Air Rifle Headquarters said to expect a velocity of 665 f.p.s. after conditioning, which is the combination of a break-in and initial lubrication. They said to expect 680 f.p.s. with their accurization. I don’t care what my rifle does in the velocity department, but I do want it to shoot smoothly.

It isn’t fair to compare this rifle to my 68-XP because I tuned and adjusted that rifle extensively. Maybe if I see enough potential from this one, I’ll do the same.

At the time when the rifle was initially being sold, there was probably talk about whether or not a Brazilian model was as good as a Spanish model. I have no way of knowing whether there’s any basis to that — both of my rifles were made in Spain.

El Gamo 300 logo
The El Gamo logo and the country of manufacture are stamped on the spring tube.

A poor man’s R7
Whenever there’s a rifle like this 300 that embodies a lot more quality than the price signifies, it gets labeled as a “poor man’s something.” In this case, given the size, accuracy and power, I think the Beeman R7 is the comparison. I do remember thinking back when this catalog was new that there was no way I would ever want either the 300, which looked cheap to me, or the 68-XP that looked like a kid’s gun. But the long lens of time has a way of distorting things.

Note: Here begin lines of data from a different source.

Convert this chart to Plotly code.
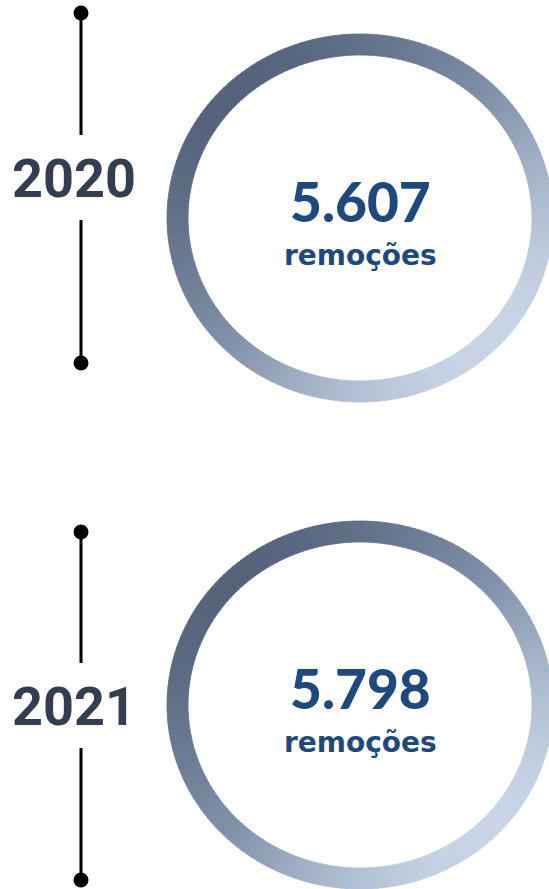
import numpy as np
import plotly.graph_objects as go
from plotly.colors import sample_colorscale

# data
years = ["2020", "2021"]
removals = [5607, 5798]
unit_label = "remoções"

# layout (pixel coords, y downward)
W, H = 549, 889
ring_cx = 360
ring_cy = [218, 705]
ring_a, ring_b, ring_w = 193, 184, 21
line_x = 81
line_ends = [(13, 363), (532, 880)]
gap = [(135, 220), (663, 748)]
year_y = [178, 706]

ring_scale = [[0.0, "#55647b"], [0.5, "#8091a9"], [1.0, "#c9d5e6"]]

fig = go.Figure()

n_seg = 200
for cy in ring_cy:
    edges = np.linspace(0, 2 * np.pi, n_seg + 1)
    for t0, t1 in zip(edges[:-1], edges[1:]):
        th = np.linspace(t0, t1 + 0.004, 5)
        xo = ring_cx + ring_a * np.cos(th)
        yo = cy + ring_b * np.sin(th)
        xi = ring_cx + (ring_a - ring_w) * np.cos(th[::-1])
        yi = cy + (ring_b - ring_w) * np.sin(th[::-1])
        m = (t0 + t1) / 2
        pos = ((np.cos(m) + np.sin(m)) / np.sqrt(2) + 1) / 2
        c = sample_colorscale(ring_scale, [pos])[0]
        fig.add_trace(go.Scatter(
            x=np.concatenate([xo, xi, xo[:1]]), y=np.concatenate([yo, yi, yo[:1]]),
            mode="lines", fill="toself", fillcolor=c,
            line=dict(color=c, width=0.8), hoverinfo="skip", showlegend=False))

for i, yr in enumerate(years):
    y0, y1 = line_ends[i]
    g0, g1 = gap[i]
    fig.add_trace(go.Scatter(
        x=[line_x, line_x, None, line_x, line_x], y=[y0, g0, None, g1, y1],
        mode="lines", line=dict(color="#000000", width=3),
        hoverinfo="skip", showlegend=False))
    fig.add_trace(go.Scatter(
        x=[line_x, line_x], y=[y0, y1], mode="markers",
        marker=dict(color="#000000", size=15), cliponaxis=False,
        hoverinfo="skip", showlegend=False))
    fig.add_annotation(x=74, y=year_y[i], text=yr, showarrow=False,
                       xanchor="center", yanchor="middle",
                       font=dict(family="Roboto", size=54, color="#333f50", weight="bold"))
    fig.add_annotation(x=ring_cx, y=ring_cy[i] - 17,
                       text=f"{removals[i]:,}".replace(",", "."), showarrow=False,
                       xanchor="center", yanchor="middle",
                       font=dict(family="Lato", size=55, color="#1f497d", weight=900))
    fig.add_annotation(x=ring_cx, y=ring_cy[i] + 37, text=unit_label, showarrow=False,
                       xanchor="center", yanchor="middle",
                       font=dict(family="DejaVu Sans", size=28, color="#1f497d", weight="bold"))

fig.update_xaxes(range=[0, W], visible=False, fixedrange=True)
fig.update_yaxes(range=[H, 0], visible=False, fixedrange=True)
fig.update_layout(width=W, height=H, margin=dict(l=0, r=0, t=0, b=0),
                  plot_bgcolor="white", paper_bgcolor="white", hovermode=False)

# drop the default body margin so the figure sits at the page origin
fig.write_html("out.html", config={"displayModeBar": False},
               post_script="document.body.style.margin='0';document.body.style.overflow='hidden';")
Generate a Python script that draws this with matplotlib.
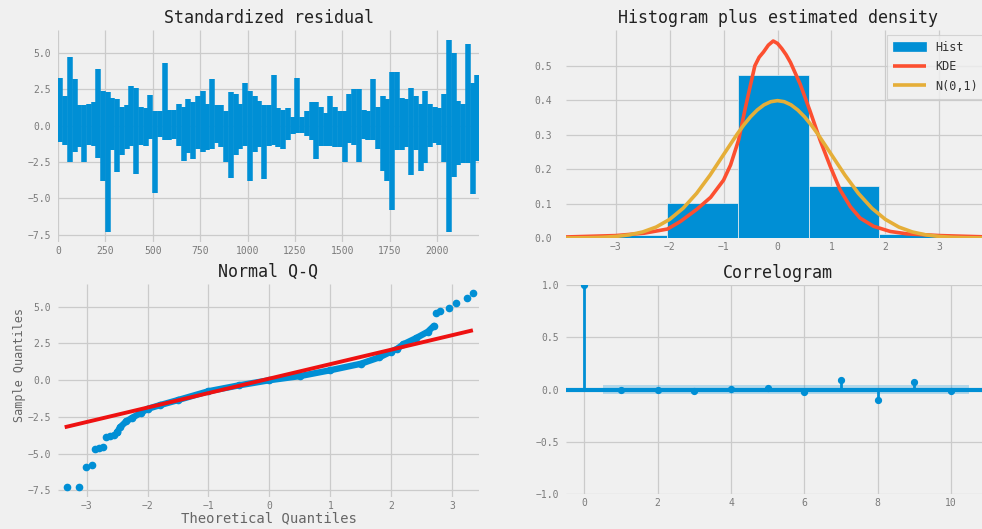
import numpy as np
import matplotlib
matplotlib.use('Agg')
import matplotlib.pyplot as plt
from matplotlib.patches import Patch
from matplotlib.lines import Line2D

plt.style.use('fivethirtyeight')
plt.rcParams['font.family'] = ['DejaVu Sans Mono', 'DejaVu Sans']
plt.rcParams['axes.unicode_minus'] = True

BLUE = '#008fd5'
RED = '#fc4f30'
GOLD = '#e5ae38'
BG = '#f0f0f0'
TICK_C = '#7a7a7a'
LABEL_C = '#666666'

# ---------------- data ----------------
# Standardized residual: max / min within consecutive blocks of 25 observations
resid_block = 25
n_obs = 2222
resid_hi = [3.3, 2.0, 4.7, 3.2, 1.4, 1.4, 1.5, 1.6, 3.9, 2.4,
            2.3, 1.9, 1.8, 1.3, 1.4, 2.7, 2.6, 1.3, 1.2, 2.1,
            1.0, 1.0, 4.3, 1.1, 1.1, 1.5, 1.3, 1.8, 1.6, 2.0,
            2.4, 1.5, 3.2, 1.4, 1.4, 1.0, 2.3, 2.2, 1.5, 2.9,
            2.4, 2.0, 1.7, 1.4, 1.4, 3.5, 1.2, 1.1, 1.2, 0.6,
            3.3, 0.6, 1.0, 1.6, 1.6, 1.3, 0.9, 2.0, 1.3, 1.0,
            1.0, 2.2, 2.5, 2.5, 1.1, 1.0, 3.2, 1.3, 2.0, 1.8,
            3.7, 3.7, 1.9, 1.8, 2.6, 2.0, 1.5, 2.4, 1.5, 1.3,
            1.2, 2.2, 5.9, 5.0, 1.7, 1.5, 5.6, 2.9, 3.5]
resid_lo = [-1.1, -1.3, -2.5, -1.8, -1.5, -2.5, -1.3, -1.4, -2.2, -3.8,
            -7.3, -1.7, -3.2, -2.0, -1.6, -1.4, -3.3, -1.3, -1.4, -0.9,
            -4.6, -0.8, -1.0, -1.0, -0.9, -1.4, -2.4, -1.9, -2.3, -1.6,
            -1.8, -1.7, -1.6, -1.2, -1.5, -2.5, -3.6, -2.0, -1.6, -1.4,
            -3.8, -1.8, -1.5, -3.7, -1.4, -1.3, -1.5, -1.6, -1.0, -0.6,
            -0.5, -0.5, -0.7, -1.0, -2.3, -1.4, -1.4, -1.4, -1.5, -1.5,
            -2.5, -1.2, -1.3, -2.5, -0.9, -1.0, -1.0, -1.6, -3.1, -3.8,
            -5.8, -1.7, -1.7, -1.5, -3.4, -1.7, -3.1, -2.6, -1.5, -1.2,
            -1.3, -2.5, -7.3, -3.5, -2.7, -2.6, -2.6, -4.7, -2.4]

# Histogram plus estimated density
hist_edges = [-7.28, -5.97, -4.66, -3.35, -2.04, -0.73, 0.58, 1.89, 3.20, 4.51, 5.82]
hist_density = [0.001, 0.002, 0.004, 0.010, 0.102, 0.473, 0.150, 0.012, 0.003, 0.001]
kde_x = [-3.92, -3.0, -2.47, -2.04, -1.8, -1.61, -1.49, -1.24, -1.0, -0.87, -0.72,
         -0.6, -0.5, -0.42, -0.34, -0.26, -0.17, -0.08, 0.0, 0.08, 0.16, 0.24, 0.42,
         0.6, 0.79, 0.98, 1.16, 1.35, 1.53, 1.78, 2.09, 2.4, 3.01, 3.92]
kde_y = [0.003, 0.007, 0.014, 0.026, 0.048, 0.070, 0.084, 0.118, 0.168, 0.212, 0.285,
         0.375, 0.445, 0.500, 0.525, 0.540, 0.560, 0.572, 0.565, 0.550, 0.532, 0.510, 0.447,
         0.370, 0.284, 0.207, 0.140, 0.091, 0.058, 0.034, 0.019, 0.012, 0.007, 0.003]
norm_x = [-3.92, -3.75, -3.5, -3.25, -3.0, -2.75, -2.5, -2.25, -2.0, -1.75, -1.5,
          -1.25, -1.0, -0.875, -0.75, -0.625, -0.5, -0.375, -0.25, -0.125, 0.0,
          0.125, 0.25, 0.375, 0.5, 0.625, 0.75, 0.875, 1.0, 1.25, 1.5,
          1.75, 2.0, 2.25, 2.5, 2.75, 3.0, 3.25, 3.5, 3.75, 3.92]
norm_y = [0.0002, 0.0004, 0.0009, 0.0020, 0.0044, 0.0091, 0.0175, 0.0317, 0.0540, 0.0863, 0.1295,
          0.1826, 0.2420, 0.2716, 0.3011, 0.3282, 0.3521, 0.3718, 0.3867, 0.3958, 0.3989,
          0.3958, 0.3867, 0.3718, 0.3521, 0.3282, 0.3011, 0.2716, 0.2420, 0.1826, 0.1295,
          0.0863, 0.0540, 0.0317, 0.0175, 0.0091, 0.0044, 0.0020, 0.0009, 0.0004, 0.0002]

# Normal Q-Q
qq_tail_lo_th = [-3.33, -3.13, -3.01, -2.92, -2.86, -2.80, -2.73, -2.68, -2.62, -2.55, -2.50]
qq_tail_lo_s = [-7.25, -7.25, -5.90, -5.80, -4.65, -4.60, -4.55, -3.85, -3.80, -3.75, -3.55]
qq_body_th = [-2.50, -2.45, -2.35, -2.25, -2.10, -2.00, -1.80, -1.50, -1.00, -0.50, 0.00,
              0.50, 1.00, 1.50, 1.80, 2.00, 2.10, 2.20, 2.40, 2.60, 2.70]
qq_body_s = [-3.55, -3.20, -2.80, -2.55, -2.20, -1.95, -1.70, -1.35, -0.75, -0.35, 0.00,
             0.28, 0.68, 1.12, 1.55, 1.95, 2.15, 2.45, 2.85, 3.30, 3.70]
qq_tail_hi_th = [2.73, 2.80, 2.94, 3.07, 3.24, 3.34]
qq_tail_hi_s = [4.55, 4.70, 4.95, 5.25, 5.60, 5.95]
qq_line_th = [-3.36, 3.34]
qq_line_s = [-3.20, 3.40]

# Correlogram
acf_lags = list(range(11))
acf_values = [1.0, -0.005, 0.0, -0.015, 0.005, 0.015, -0.02, 0.09, -0.10, 0.075, -0.01]
acf_conf = 0.042

# ---------------- figure ----------------
W, H = 982, 529
fig = plt.figure(figsize=(W / 100, H / 100), dpi=100, facecolor=BG)

def px_axes(l, t, r, b):
    return fig.add_axes([l / W, 1 - b / H, (r - l) / W, (b - t) / H])

ax_tl = px_axes(58, 30, 479, 242)
ax_tr = px_axes(566, 30, 989, 238)
ax_bl = px_axes(58, 284, 479, 497)
ax_br = px_axes(566, 285, 989, 494)

for ax in (ax_tl, ax_tr, ax_bl, ax_br):
    ax.set_facecolor(BG)
    for s in ax.spines.values():
        s.set_visible(False)
    ax.grid(True, color='#cbcbcb', linewidth=0.9)
    ax.set_axisbelow(True)
    ax.tick_params(axis='both', length=0, labelsize=7, colors=TICK_C)
    ax.tick_params(axis='x', pad=3)
    ax.tick_params(axis='y', pad=5)

TITLE_KW = dict(fontsize=12, color='#222222', pad=5)

# --- Standardized residual (each block drawn as a solid column from its min to its max)
block_centre = [i * resid_block + resid_block / 2 for i in range(len(resid_hi))]
block_px = 421 / (n_obs - 1) * resid_block          # block width in pixels
ax_tl.vlines(block_centre, resid_lo, resid_hi, color=BLUE,
             linewidth=(block_px + 0.8) * 0.72, capstyle='butt')
ax_tl.set_xlim(0, n_obs - 1)
ax_tl.set_ylim(-8.0, 6.57)
ax_tl.set_xticks([0, 250, 500, 750, 1000, 1250, 1500, 1750, 2000])
ax_tl.set_yticks([-7.5, -5.0, -2.5, 0.0, 2.5, 5.0])
ax_tl.set_yticklabels(['−7.5', '−5.0', '−2.5', '0.0', '2.5', '5.0'])
ax_tl.set_title('Standardized residual', **TITLE_KW)

# --- Histogram
widths = np.diff(hist_edges)
ax_tr.bar(hist_edges[:-1], hist_density, width=widths, align='edge', color=BLUE,
          edgecolor=BG, linewidth=0.5, zorder=2)
ax_tr.plot(kde_x, kde_y, color=RED, linewidth=2.6, zorder=3)
ax_tr.plot(norm_x, norm_y, color=GOLD, linewidth=2.6, zorder=3)
ax_tr.set_xlim(-3.92, 3.92)
ax_tr.set_ylim(0, 0.604)
ax_tr.set_xticks([-3, -2, -1, 0, 1, 2, 3])
ax_tr.set_xticklabels(['−3', '−2', '−1', '0', '1', '2', '3'])
ax_tr.set_yticks([0.0, 0.1, 0.2, 0.3, 0.4, 0.5])
ax_tr.tick_params(axis='y', pad=10)
ax_tr.set_title('Histogram plus estimated density', **TITLE_KW)
handles = [Patch(facecolor=BLUE, edgecolor=BLUE),
           Line2D([0], [0], color=RED, linewidth=2.6),
           Line2D([0], [0], color=GOLD, linewidth=2.6)]
leg = ax_tr.legend(handles, ['Hist', 'KDE', 'N(0,1)'], loc='upper right',
                   fontsize=8.5, handlelength=2.8, labelspacing=0.55,
                   frameon=True, facecolor=BG, edgecolor='#cccccc',
                   borderaxespad=0.4, borderpad=0.5, fancybox=False)
leg.get_frame().set_linewidth(0.8)
for t in leg.get_texts():
    t.set_color('#333333')

# --- Normal Q-Q
ax_bl.plot(qq_body_th, qq_body_s, color=BLUE, linewidth=4.6, marker='o',
           markersize=4.5, zorder=2, solid_capstyle='round')
ax_bl.plot(qq_tail_lo_th, qq_tail_lo_s, linestyle='none', marker='o',
           markersize=4.5, color=BLUE, zorder=2)
ax_bl.plot(qq_tail_hi_th, qq_tail_hi_s, linestyle='none', marker='o',
           markersize=4.5, color=BLUE, zorder=2)
ax_bl.plot(qq_line_th, qq_line_s, color='#ee1111', linewidth=2.8, zorder=3)
ax_bl.set_xlim(-3.47, 3.44)
ax_bl.set_ylim(-7.95, 6.55)
ax_bl.set_xticks([-3, -2, -1, 0, 1, 2, 3])
ax_bl.set_xticklabels(['−3', '−2', '−1', '0', '1', '2', '3'])
ax_bl.set_yticks([-7.5, -5.0, -2.5, 0.0, 2.5, 5.0])
ax_bl.set_yticklabels(['−7.5', '−5.0', '−2.5', '0.0', '2.5', '5.0'])
ax_bl.set_xlabel('Theoretical Quantiles', fontsize=10, color=LABEL_C, labelpad=0)
ax_bl.set_ylabel('Sample Quantiles', fontsize=8.5, color=LABEL_C)
ax_bl.yaxis.set_label_coords(-0.076, 0.62)
ax_bl.set_title('Normal Q-Q', **TITLE_KW)

# --- Correlogram
ax_br.fill_between([0.5, 10.5], [-acf_conf, -acf_conf], [acf_conf, acf_conf],
                   color=BLUE, alpha=0.25, linewidth=0, zorder=1)
ax_br.axhline(0, color=BLUE, linewidth=3, zorder=2)
ax_br.vlines(acf_lags, 0, acf_values, color=BLUE, linewidth=2.0, zorder=3)
ax_br.plot(acf_lags, acf_values, linestyle='none', marker='o', markersize=4.2,
           color=BLUE, zorder=4)
ax_br.set_xlim(-0.5, 11.04)
ax_br.set_ylim(-1.0, 1.0)
ax_br.set_xticks([0, 2, 4, 6, 8, 10])
ax_br.set_yticks([-1.0, -0.5, 0.0, 0.5, 1.0])
ax_br.set_yticklabels(['−1.0', '−0.5', '0.0', '0.5', '1.0'])
ax_br.set_title('Correlogram', **TITLE_KW)

fig.savefig('out.png', dpi=100, facecolor=BG)
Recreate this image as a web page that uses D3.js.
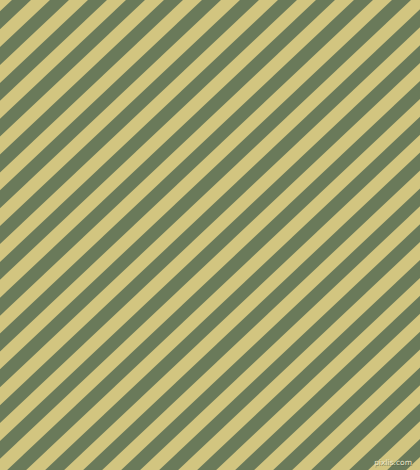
<!DOCTYPE html>
<html>
<head>
<meta charset="utf-8">
<script src="https://cdn.jsdelivr.net/npm/d3@7"></script>
<style>
  html, body { margin: 0; padding: 0; background: #d2c580; }
  svg { display: block; }
</style>
</head>
<body>
<div id="chart"></div>
<script>
// stripe pattern: two colours alternating along the diagonal
const stripeColors = ["#6a7a5a", "#d2c580"];   // green, tan
const stripeAngle = 43.3;                       // degrees, rising to the right
const stripePeriod = 26.06;                     // one green + one tan band
const stripePhase = 8.2;                        // where the first green band starts
const watermark = "pixlis.com";

document.addEventListener("DOMContentLoaded", renderPattern);

function renderPattern() {
  const width = 420;
  const height = 470;
  const rad = stripeAngle * Math.PI / 180;

  const svg = d3.select("#chart")
    .append("svg")
    .attr("width", width)
    .attr("height", height);

  // background band colour
  svg.append("rect")
    .attr("width", width)
    .attr("height", height)
    .attr("fill", stripeColors[1]);

  // v runs across the stripes, u along them
  const vMax = width * Math.sin(rad) + height * Math.cos(rad);
  const uMin = -height * Math.sin(rad) - 10;
  const uMax = width * Math.cos(rad) + 10;

  const bands = d3.range(-1, Math.ceil(vMax / stripePeriod) + 1);
  const v = d3.scaleLinear()
    .domain([0, 1])
    .range([stripePhase, stripePhase + stripePeriod]);

  const g = svg.append("g")
    .attr("transform", `rotate(${-stripeAngle})`);

  g.selectAll("rect.band")
    .data(bands)
    .enter()
    .append("rect")
    .attr("class", "band")
    .attr("x", uMin)
    .attr("width", uMax - uMin)
    .attr("y", d => v(d))
    .attr("height", stripePeriod / 2)
    .attr("fill", stripeColors[0]);

  // small site mark, bottom right (shadow + light text)
  const mark = svg.append("g")
    .attr("font-family", "DejaVu Sans, sans-serif")
    .attr("font-size", 7.5)
    .attr("text-anchor", "end");

  mark.append("text")
    .attr("x", width - 7.5)
    .attr("y", height - 4.5)
    .attr("fill", "#4f5a44")
    .attr("fill-opacity", 0.7)
    .text(watermark);

  mark.append("text")
    .attr("x", width - 8)
    .attr("y", height - 5)
    .attr("fill", "#ece6c8")
    .text(watermark);
}
</script>
</body>
</html>
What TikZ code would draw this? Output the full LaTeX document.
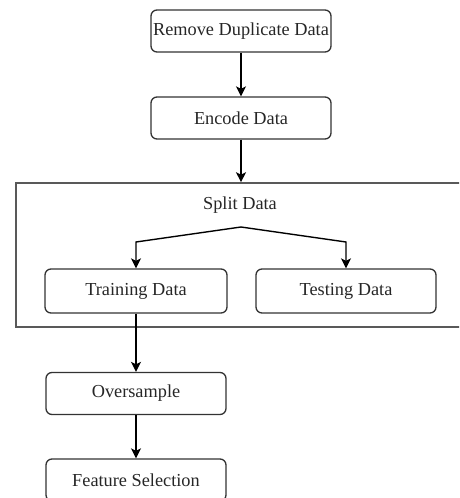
\documentclass[tikz,border=0pt]{standalone}
\usepackage{fontspec}
\setmainfont{Liberation Serif}
\usetikzlibrary{arrows.meta}
\begin{document}
\begin{tikzpicture}[x=1pt,y=-1pt,
  txt/.style={font=\fontsize{18.3}{21}\selectfont,text=black!85},
  proc/.style={txt,draw=black!80,line width=1.3pt,rounded corners=6pt,minimum width=180pt,minimum height=42pt,inner sep=0pt},
  frame/.style={draw=black!65,line width=1.6pt,minimum width=470pt,minimum height=144pt,inner sep=0pt},
  conn/.style={line width=1.4pt,-{Stealth[length=10pt,width=10pt,inset=2.5pt]}}]
\useasboundingbox (0,0) rectangle (459,498);
\clip (0,0) rectangle (459,498);
\node[proc] (rem) at (241,31) {Remove Duplicate Data};
\node[proc] (enc) at (241,118) {Encode Data};
\node[frame] (split) at (251,255) {};
\node[txt] (splt) at (240,205) {Split Data};
\coordinate (fork) at (241,227);
\node[proc,minimum width=182pt,minimum height=44pt] (train) at (136,291) {Training Data};
\node[proc,minimum width=180pt,minimum height=44pt] (test) at (346,291) {Testing Data};
\node[proc] (over) at (136,393.5) {Oversample};
\node[proc] (feat) at (136,480) {Feature Selection};
\draw[conn] (rem) -- (enc);
\draw[conn] (enc.south) -- (enc.south |- split.north);
\draw[conn] (fork) -- (train.north |- 0,242) -- (train.north);
\draw[conn] (fork) -- (test.north |- 0,242) -- (test.north);
\draw[conn] (train) -- (over);
\draw[conn] (over) -- (feat);
\end{tikzpicture}
\end{document}
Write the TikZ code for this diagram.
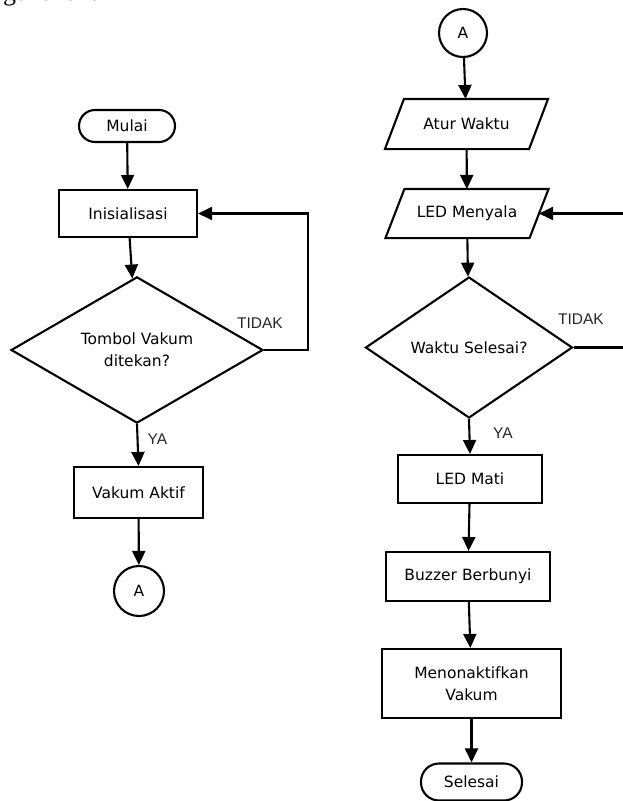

In light of the air rifles being offered today, the El Gamo 300 seems to offer a lot more than it did 35 years ago. I don’t need the supersonic velocities being offered today, and will trade them in a heartbeat for a cocking effort that’s lower. The questions that remains are how well the trigger performs and what kind of accuracy I can get.

El Gamo 300 two rifles
The El Gamo 300 (top) is a conventional breakbarrel, compared to the 68-XP.